Надобно уметь переждать, как только капитал придет в себя, успокоится за проценты, все опять пойдет своим чередом.
Взятием Бернара думали отделаться от гнева кесарева за то, что Орсини на английской почве обдумывал свои гранаты. Слабодушные уступки обыкновенно раз(93)дражают, и вместо «спасиба» — грозные ноты сделались еще грознее, военные статьи в французских газетах запахли еще сильнее порохом. Капитал побледнел, в глазах его помутилось, он уж видел, чуял винтовые пароходы, красные штаны, красные ядра, красное зарево, банк, превращенный в Мабиль с исторической надписью: «Ici lon danse!»[903] Что же делать? — Не только выдать и уничтожить доктора Симона Бернара, но, пожалуй, срыть гору Сен-Бернар и ее уничтожить, лишь бы проклятый призрак красных штанов и черных бородок исчез, лишь бы сменить гнев союзника на милость.

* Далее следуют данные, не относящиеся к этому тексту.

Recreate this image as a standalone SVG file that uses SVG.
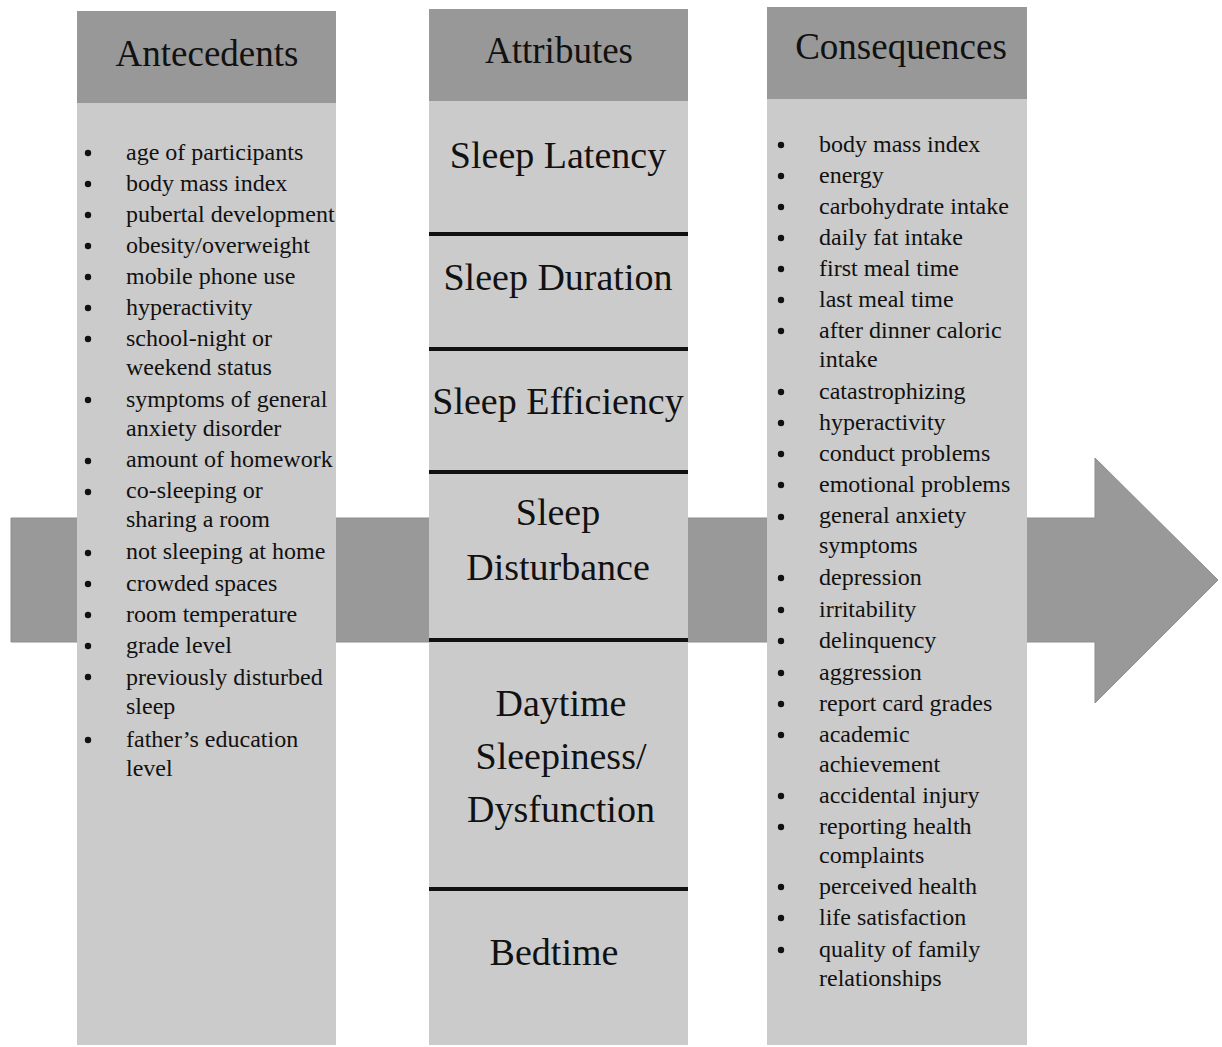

Лучший метеорологический снаряд в Англии — Палмерстон, показывающий очень верно состояние температуры средних слоев, перевел «очень страшно» на Conspiracy Bill.[904] По этому закону, если бы он прошел, с некоторой старательностью и усердием к службе каждое посольство могло бы усадить в тюрьму, а в иных случаях и на корабль, любого из врагов своих правительств.
Но, по счастью, температура острова не во всех слоях одинакая, и мы сейчас увидим премудрость английского распределения богатств, освобождающую значительную часть англичан от заботы о капитале. Будь в Англии все до единого капиталисты. Conspiracy Bill был бы принят, а Симон Бериар был бы повешен… или отправлен в Кайенну.
При слухе о Conspiracy Bill и о почти несомненной возможности, что он пройдет, старое англо-саксонское чувство независимости встрепенулось; ему стало жаль своего древнего права убежища, которым кто и кто не пользовался, от гугенотов до католиков в 1793, от Вольтера и Паоли до Карла Х и Людвига-Филиппа? Англичанин не имеет особой любви к иностранцам, еще меньше — к изгнанникам, которых считает бедняками, а этого порока он не прощает, — но за право убежища он держится; безнаказанно касаться его он не позволяет, так точно, как касаться до права митингов, до свободы книгопечатания.